Repeat exactly what appears from the opening line of the listing to the line with "['red', 'green', 'purple', 'olive', 'pink', 'cyan'];", inclusive.

## start Information supplied

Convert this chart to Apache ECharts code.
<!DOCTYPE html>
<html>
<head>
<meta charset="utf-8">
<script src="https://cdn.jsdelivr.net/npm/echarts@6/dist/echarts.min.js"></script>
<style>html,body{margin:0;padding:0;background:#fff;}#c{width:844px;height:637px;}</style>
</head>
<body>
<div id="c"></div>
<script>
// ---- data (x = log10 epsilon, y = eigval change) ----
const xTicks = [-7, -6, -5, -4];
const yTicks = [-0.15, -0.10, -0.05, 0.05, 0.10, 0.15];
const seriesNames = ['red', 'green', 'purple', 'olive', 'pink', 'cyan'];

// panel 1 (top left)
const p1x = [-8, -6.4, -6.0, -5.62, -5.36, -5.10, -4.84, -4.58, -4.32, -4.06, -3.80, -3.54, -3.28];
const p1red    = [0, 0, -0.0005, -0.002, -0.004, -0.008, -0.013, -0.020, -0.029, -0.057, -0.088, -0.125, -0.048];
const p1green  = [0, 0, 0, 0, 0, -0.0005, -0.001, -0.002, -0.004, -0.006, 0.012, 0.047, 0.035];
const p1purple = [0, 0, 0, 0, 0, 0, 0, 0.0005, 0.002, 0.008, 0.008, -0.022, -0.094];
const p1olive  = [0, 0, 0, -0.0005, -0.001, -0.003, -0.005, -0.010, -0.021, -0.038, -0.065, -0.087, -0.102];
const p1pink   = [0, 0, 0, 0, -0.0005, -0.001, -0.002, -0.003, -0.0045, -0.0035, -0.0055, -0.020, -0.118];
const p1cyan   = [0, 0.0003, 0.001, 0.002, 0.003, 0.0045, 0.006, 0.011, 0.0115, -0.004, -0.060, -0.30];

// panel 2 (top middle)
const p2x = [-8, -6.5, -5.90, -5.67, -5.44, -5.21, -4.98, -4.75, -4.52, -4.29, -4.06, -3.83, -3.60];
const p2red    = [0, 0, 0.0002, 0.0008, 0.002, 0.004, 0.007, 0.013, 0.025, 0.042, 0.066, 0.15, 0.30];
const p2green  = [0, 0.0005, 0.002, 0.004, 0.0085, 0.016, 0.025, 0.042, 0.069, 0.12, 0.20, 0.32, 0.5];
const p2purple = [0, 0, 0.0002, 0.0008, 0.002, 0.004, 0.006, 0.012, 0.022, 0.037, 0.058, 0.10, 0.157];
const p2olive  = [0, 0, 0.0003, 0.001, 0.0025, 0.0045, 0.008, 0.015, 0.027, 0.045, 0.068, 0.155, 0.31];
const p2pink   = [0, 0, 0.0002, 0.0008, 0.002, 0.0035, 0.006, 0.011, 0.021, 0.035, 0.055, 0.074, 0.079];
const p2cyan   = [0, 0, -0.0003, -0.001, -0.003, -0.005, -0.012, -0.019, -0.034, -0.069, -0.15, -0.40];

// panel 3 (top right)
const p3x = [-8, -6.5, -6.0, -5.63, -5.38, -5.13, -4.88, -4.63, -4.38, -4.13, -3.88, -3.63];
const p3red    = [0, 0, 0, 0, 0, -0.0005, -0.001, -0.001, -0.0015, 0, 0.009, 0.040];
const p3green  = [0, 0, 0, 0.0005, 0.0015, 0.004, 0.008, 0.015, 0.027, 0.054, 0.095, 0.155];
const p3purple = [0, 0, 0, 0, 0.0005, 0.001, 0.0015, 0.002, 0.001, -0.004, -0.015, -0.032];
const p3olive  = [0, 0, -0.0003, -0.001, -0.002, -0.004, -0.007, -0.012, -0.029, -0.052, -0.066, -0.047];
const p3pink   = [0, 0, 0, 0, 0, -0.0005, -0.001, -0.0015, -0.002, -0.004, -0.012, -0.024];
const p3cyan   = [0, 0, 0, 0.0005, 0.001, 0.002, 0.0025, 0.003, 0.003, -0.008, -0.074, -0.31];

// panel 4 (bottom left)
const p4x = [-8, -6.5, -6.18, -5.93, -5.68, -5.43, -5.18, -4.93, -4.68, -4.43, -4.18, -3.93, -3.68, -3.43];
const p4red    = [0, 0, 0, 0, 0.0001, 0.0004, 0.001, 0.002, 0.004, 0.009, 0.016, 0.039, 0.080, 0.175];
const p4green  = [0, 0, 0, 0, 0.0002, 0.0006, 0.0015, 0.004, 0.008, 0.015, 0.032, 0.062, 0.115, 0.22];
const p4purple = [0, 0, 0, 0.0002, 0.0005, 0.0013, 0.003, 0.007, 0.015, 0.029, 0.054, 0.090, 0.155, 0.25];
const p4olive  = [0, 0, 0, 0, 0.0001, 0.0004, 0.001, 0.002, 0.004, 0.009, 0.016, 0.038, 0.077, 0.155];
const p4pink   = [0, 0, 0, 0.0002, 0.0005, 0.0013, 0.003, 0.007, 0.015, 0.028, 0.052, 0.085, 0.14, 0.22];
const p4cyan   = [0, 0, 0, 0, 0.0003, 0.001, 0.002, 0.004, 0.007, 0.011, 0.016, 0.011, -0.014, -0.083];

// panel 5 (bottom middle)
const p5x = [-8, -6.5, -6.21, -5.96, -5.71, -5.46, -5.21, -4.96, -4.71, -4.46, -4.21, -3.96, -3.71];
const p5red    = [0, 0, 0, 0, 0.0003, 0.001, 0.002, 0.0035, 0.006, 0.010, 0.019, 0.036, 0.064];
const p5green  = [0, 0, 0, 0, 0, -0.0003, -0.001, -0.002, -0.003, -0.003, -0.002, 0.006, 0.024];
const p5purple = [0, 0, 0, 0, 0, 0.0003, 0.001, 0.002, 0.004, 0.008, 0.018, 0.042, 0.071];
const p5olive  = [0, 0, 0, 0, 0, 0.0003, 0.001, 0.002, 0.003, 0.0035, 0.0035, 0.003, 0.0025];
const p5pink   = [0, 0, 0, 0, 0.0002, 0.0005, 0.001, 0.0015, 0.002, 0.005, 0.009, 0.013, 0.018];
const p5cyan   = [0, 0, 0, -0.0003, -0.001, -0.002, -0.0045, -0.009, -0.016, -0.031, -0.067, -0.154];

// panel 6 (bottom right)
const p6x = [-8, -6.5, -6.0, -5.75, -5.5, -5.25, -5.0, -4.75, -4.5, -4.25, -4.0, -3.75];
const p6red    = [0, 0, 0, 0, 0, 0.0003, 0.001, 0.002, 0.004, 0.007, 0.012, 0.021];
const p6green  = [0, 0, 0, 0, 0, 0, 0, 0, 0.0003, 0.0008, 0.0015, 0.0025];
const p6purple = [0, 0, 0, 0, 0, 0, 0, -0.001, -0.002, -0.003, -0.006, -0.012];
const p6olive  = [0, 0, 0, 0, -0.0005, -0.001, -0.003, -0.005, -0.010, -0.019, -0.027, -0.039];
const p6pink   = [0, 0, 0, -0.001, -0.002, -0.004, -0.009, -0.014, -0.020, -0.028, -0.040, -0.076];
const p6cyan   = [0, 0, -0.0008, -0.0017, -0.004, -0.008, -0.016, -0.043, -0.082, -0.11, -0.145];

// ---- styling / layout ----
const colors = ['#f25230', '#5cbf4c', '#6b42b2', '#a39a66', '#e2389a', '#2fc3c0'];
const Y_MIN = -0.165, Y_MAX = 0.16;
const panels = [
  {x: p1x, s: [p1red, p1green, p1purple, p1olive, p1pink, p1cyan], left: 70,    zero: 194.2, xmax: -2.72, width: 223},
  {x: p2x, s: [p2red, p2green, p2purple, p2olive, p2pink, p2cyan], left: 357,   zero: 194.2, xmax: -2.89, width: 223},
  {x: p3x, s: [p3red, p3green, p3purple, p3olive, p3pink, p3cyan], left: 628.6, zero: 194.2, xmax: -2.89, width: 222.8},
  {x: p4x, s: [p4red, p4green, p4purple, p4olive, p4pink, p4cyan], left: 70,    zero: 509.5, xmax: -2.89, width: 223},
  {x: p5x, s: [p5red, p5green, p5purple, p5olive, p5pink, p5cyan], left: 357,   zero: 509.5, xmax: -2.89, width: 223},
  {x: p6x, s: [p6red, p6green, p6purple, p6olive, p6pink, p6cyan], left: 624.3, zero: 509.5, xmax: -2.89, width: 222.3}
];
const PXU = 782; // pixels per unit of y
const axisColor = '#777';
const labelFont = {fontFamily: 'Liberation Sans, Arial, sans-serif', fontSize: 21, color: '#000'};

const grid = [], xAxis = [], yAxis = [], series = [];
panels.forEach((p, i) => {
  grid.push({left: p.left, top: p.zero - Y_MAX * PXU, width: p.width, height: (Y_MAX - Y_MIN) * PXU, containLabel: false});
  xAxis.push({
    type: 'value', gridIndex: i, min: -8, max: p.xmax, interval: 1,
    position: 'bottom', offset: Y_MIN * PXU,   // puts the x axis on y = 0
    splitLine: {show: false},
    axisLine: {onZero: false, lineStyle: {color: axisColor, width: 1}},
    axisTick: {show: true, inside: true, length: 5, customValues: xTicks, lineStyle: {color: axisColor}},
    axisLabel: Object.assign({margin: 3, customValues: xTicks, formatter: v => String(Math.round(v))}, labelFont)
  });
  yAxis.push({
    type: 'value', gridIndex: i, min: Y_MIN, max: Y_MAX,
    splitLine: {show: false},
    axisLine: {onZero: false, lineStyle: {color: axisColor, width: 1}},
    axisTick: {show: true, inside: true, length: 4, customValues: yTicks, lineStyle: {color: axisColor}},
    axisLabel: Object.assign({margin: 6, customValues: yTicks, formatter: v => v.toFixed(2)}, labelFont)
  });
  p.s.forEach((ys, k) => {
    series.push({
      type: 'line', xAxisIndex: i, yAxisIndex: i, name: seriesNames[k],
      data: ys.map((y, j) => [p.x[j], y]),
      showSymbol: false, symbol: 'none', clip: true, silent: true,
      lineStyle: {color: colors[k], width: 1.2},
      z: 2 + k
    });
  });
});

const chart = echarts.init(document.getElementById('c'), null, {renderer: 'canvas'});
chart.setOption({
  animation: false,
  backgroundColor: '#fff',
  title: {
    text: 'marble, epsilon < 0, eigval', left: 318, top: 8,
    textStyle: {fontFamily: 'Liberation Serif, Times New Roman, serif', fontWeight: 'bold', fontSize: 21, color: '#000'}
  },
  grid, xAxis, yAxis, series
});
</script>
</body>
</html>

## end Information supplied

▶ _Finished task_
Convert this chart to Apache ECharts code.
<!DOCTYPE html>
<html>
<head>
<meta charset="utf-8">
<script src="https://cdn.jsdelivr.net/npm/echarts@6/dist/echarts.min.js"></script>
<style>html,body{margin:0;padding:0;background:#fff;}#c{width:844px;height:637px;}</style>
</head>
<body>
<div id="c"></div>
<script>
// ---- data (x = log10 epsilon, y = eigval change) ----
const xTicks = [-7, -6, -5, -4];
const yTicks = [-0.15, -0.10, -0.05, 0.05, 0.10, 0.15];
const seriesNames = ['red', 'green', 'purple', 'olive', 'pink', 'cyan'];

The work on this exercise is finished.